Meta’s own statement on how they plan to enforce the ban suggests that Canadian news outlets may still be physically able to post content on its platforms. The catch is that only people outside Canada will be able to see it (plus those who connect to a foreign VPN server before going on Facebook or Instagram).
As for people who are not in Canada, they won’t be affected by the Meta news block in any way. They can still see Canadian and international news on Meta platforms. The only thing they might miss is what Canadians that do not use a VPN are saying about those news.
Ways to sidestep the restrictions
All in all, there are several other ways to bypass the news ban in Canada. None of them is foolproof, and some may be more effective than others. Here are some of them:
- Screenshotting news: While Meta blocks links to Canadian news sources, screenshots of articles from the same news sources may slip through its algorithms. However, it cannot be ruled out that Meta could attempt to detect and delete screenshots using its image recognition technology if it really wants to.

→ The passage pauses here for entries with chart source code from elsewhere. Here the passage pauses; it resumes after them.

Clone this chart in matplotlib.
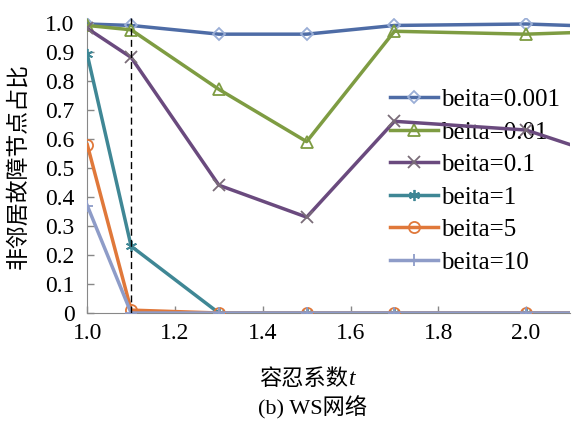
import matplotlib
matplotlib.use('Agg')
import matplotlib.pyplot as plt
from matplotlib import rcParams

rcParams['font.family'] = ['Liberation Serif', 'Noto Sans CJK SC']

t = [1.0, 1.1, 1.3, 1.5, 1.7, 2.0, 2.1]
b0001 = [0.995, 0.99, 0.96, 0.96, 0.99, 0.995, 0.99]
b001 = [0.99, 0.975, 0.77, 0.59, 0.97, 0.96, 0.965]
b01 = [0.98, 0.88, 0.44, 0.33, 0.66, 0.63, 0.58]
b1 = [0.89, 0.23, 0, 0, 0, 0, 0]
b5 = [0.58, 0.01, 0, 0, 0, 0, 0]
b10 = [0.37, 0.0, 0, 0, 0, 0, 0]
labels = ['beita=0.001', 'beita=0.01', 'beita=0.1', 'beita=1', 'beita=5', 'beita=10']
series = [b0001, b001, b01, b1, b5, b10]
colors = ['#4e6ca6', '#7e9c42', '#6a4a7e', '#3f8795', '#e0783a', '#8e9cc8']
edges = ['#9aaed6', '#7e9c42', '#7a6c78', '#3f8795', '#e0783a', '#8e9cc8']
markers = ['D', '^', 'x', (6, 2, 0), 'o', '+']
msizes = [6, 8, 8, 8, 8, 9]

fig = plt.figure(figsize=(5.74, 4.23), dpi=100)
ax = fig.add_axes([0.152, 0.26, 0.841, 0.697])

for y, lab, c, ec, m, ms in zip(series, labels, colors, edges, markers, msizes):
    ax.plot(t, y, color=c, lw=2.5, marker=m, markersize=ms, markerfacecolor='none',
            markeredgecolor=ec, markeredgewidth=1.3, markevery=list(range(6)),
            label=lab, zorder=3)

ax.axvline(1.1, color='black', ls=(0, (5, 3)), lw=1, zorder=4)

ax.set_xlim(1.0, 2.1)
ax.set_ylim(0, 1.015)
ax.set_xticks([1.0, 1.2, 1.4, 1.6, 1.8, 2.0])
ax.set_xticklabels(['1.0', '1.2', '1.4', '1.6', '1.8', '2.0'])
ax.set_yticks([0, 0.1, 0.2, 0.3, 0.4, 0.5, 0.6, 0.7, 0.8, 0.9, 1.0])
ax.set_yticklabels(['0', '0.1', '0.2', '0.3', '0.4', '0.5', '0.6', '0.7', '0.8', '0.9', '1.0'])
ax.tick_params(direction='in', length=5, color='#888888', labelsize=17, width=1)
ax.tick_params(axis='x', pad=7)
ax.tick_params(axis='y', pad=9)
ax.spines['top'].set_visible(False)
ax.spines['right'].set_visible(False)
ax.spines['left'].set_color('#888888')
ax.spines['bottom'].set_color('#888888')

ax.set_ylabel('非邻居故障节点占比', fontsize=16.5, family=['Noto Sans CJK SC'])
ax.yaxis.set_label_coords(-0.12, 0.5)

# x label: Chinese text followed by an italic t
fig.text(0.607, 0.106, '容忍系数', fontsize=16, ha='right', va='center', family=['Noto Sans CJK SC'])
fig.text(0.608, 0.104, 't', fontsize=17, ha='left', va='center', style='italic')
fig.text(0.545, 0.035, '(b) WS网络', fontsize=16, ha='center', va='center')

leg = ax.legend(loc='upper left', bbox_to_anchor=(0.607, 0.795), frameon=False, fontsize=18,
                handlelength=1.9, handletextpad=0.12, labelspacing=0.4, borderaxespad=0)
leg.set_zorder(1)

fig.savefig('out.png', dpi=100)
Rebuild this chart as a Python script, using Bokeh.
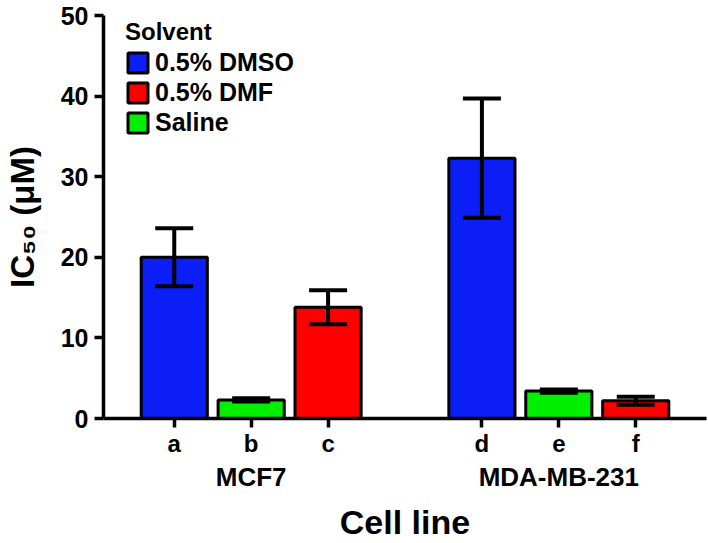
from bokeh.plotting import figure
from bokeh.models import (FactorRange, Range1d, ColumnDataSource, Whisker, TeeHead,
                          Legend, LegendItem)
from bokeh.embed import file_html
from bokeh.resources import INLINE

# ---- data ----
cell_lines = ["MCF7", "MCF7", "MCF7", "MDA-MB-231", "MDA-MB-231", "MDA-MB-231"]
samples = ["a", "b", "c", "d", "e", "f"]
solvents = ["0.5% DMSO", "Saline", "0.5% DMF", "0.5% DMSO", "Saline", "0.5% DMF"]
ic50 = [20.0, 2.3, 13.8, 32.3, 3.4, 2.2]
err = [3.6, 0.2, 2.1, 7.4, 0.2, 0.5]
legend_order = ["0.5% DMSO", "0.5% DMF", "Saline"]
solvent_colors = {"0.5% DMSO": "#0a1ef5", "0.5% DMF": "#ff0000", "Saline": "#00f000"}
y_ticks = [0, 10, 20, 30, 40, 50]

FONT = "Liberation Sans"
factors = list(zip(cell_lines, samples))

p = figure(width=708, height=543,
           x_range=FactorRange(*factors, group_padding=1.0, range_padding=0.42,
                               range_padding_units="absolute"),
           y_range=Range1d(0, 50),
           output_backend="svg", toolbar_location=None,
           min_border_left=98, min_border_right=2, min_border_top=15, min_border_bottom=124)

items = []
for s in legend_order:
    idx = [i for i, v in enumerate(solvents) if v == s]
    src = ColumnDataSource(dict(x=[factors[i] for i in idx], top=[ic50[i] for i in idx]))
    r = p.vbar(x="x", top="top", width=0.86, source=src, fill_color=solvent_colors[s],
               line_color="black", line_width=3)
    items.append(LegendItem(label=s, renderers=[r]))

err_src = ColumnDataSource(dict(base=factors,
                                upper=[v + e for v, e in zip(ic50, err)],
                                lower=[v - e for v, e in zip(ic50, err)]))
w = Whisker(base="base", upper="upper", lower="lower", source=err_src,
            line_width=4, line_color="black", level="annotation",
            upper_head=TeeHead(size=38, line_width=4, line_color="black"),
            lower_head=TeeHead(size=38, line_width=4, line_color="black"))
p.add_layout(w)

legend = Legend(items=items, location=(22, 281), title="Solvent",
                title_text_font=FONT, title_text_font_size="24px", title_text_font_style="bold",
                title_text_color="black", title_standoff=2,
                label_text_font=FONT, label_text_font_size="25px", label_text_font_style="bold",
                label_text_color="black",
                glyph_width=25, glyph_height=25, label_height=25, label_standoff=5, spacing=1,
                padding=0, margin=0, border_line_color=None, background_fill_alpha=0)
p.add_layout(legend)

# y axis
ya = p.yaxis[0]
ya.ticker = y_ticks
ya.axis_label = "IC\u2085\u2080 (\u03bcM)"
ya.axis_label_text_font = FONT
ya.axis_label_text_font_size = "33px"
ya.axis_label_text_font_style = "bold"
ya.axis_label_text_color = "black"
ya.axis_label_standoff = 17
ya.major_label_text_font = FONT
ya.major_label_text_font_size = "25px"
ya.major_label_text_font_style = "bold"
ya.major_label_text_color = "black"
ya.major_label_standoff = 6
ya.axis_line_width = 3.5
ya.major_tick_line_width = 3.5
ya.major_tick_out = 9
ya.major_tick_in = 0
ya.minor_tick_line_color = None

# x axis
xa = p.xaxis[0]
xa.axis_label = "Cell line"
xa.axis_label_text_font = FONT
xa.axis_label_text_font_size = "34px"
xa.axis_label_text_font_style = "bold"
xa.axis_label_text_color = "black"
xa.axis_label_standoff = 8
xa.major_label_text_font = FONT
xa.major_label_text_font_size = "24px"
xa.major_label_text_font_style = "bold"
xa.major_label_text_color = "black"
xa.major_label_standoff = 2
xa.group_text_font = FONT
xa.group_text_font_size = "26px"
xa.group_text_font_style = "bold"
xa.group_text_color = "black"
xa.separator_line_alpha = 0
xa.axis_line_width = 3.5
xa.major_tick_line_width = 3.5
xa.major_tick_out = 9
xa.major_tick_in = 0

p.xgrid.visible = False
p.ygrid.visible = False
p.outline_line_color = None

open("out.html", "w").write(file_html(p, INLINE))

- Tracking journalists' personal pages: There have been reports that some Canadian journalists working for news outlets have turned their personal pages into news sources. However, Meta may get wind of their rather simple replacement strategy and ban them as well.
- Using alternative platforms: If you prefer to get your news from social media rather than going directly to the website of the news outlet, then you might consider switching from Facebook and Instagram to their competitors, such as Twitter (X), TikTok, or Reddit.
- Go directly to the websites or apps of the news outlets: Perhaps the best and most obvious solution will be to visit the news sites you trust directly. This way you won’t have to depend on any intermediaries, such as search engines or social media.
- Using a VPN: You can use a VPN, such as AdGuard VPN, to access news on Instagram and Facebook as if from a different country, for example, the US or the UK. The added benefit to this method is that the VPN will also encrypt your traffic and protect it from being snooped on by your ISP.
It's sad to see that regular users in Canada are caught in the crosshairs of the war between the government, news publishers, and big tech companies. Especially unfortunate is the timing of this back-and-forth - it comes as devastating wildfires have ravaged Canada's western province of British Columbia and the Northwest Territories. People who normally rely on Facebook for emergency news updates may find it difficult to adjust to the new reality and turn to other sources of information.
Regardless of who is right and wrong in the Canada vs. Google and Meta dispute, we hope they find a way out of this impasse. After all, when people's lives are on the line, the last thing you want is for the big guns to be bickering over some laws. But again, it's not like users have always been the primary concern of the big tech companies. Rather it's been revenue or the threat of losing it, as in this case.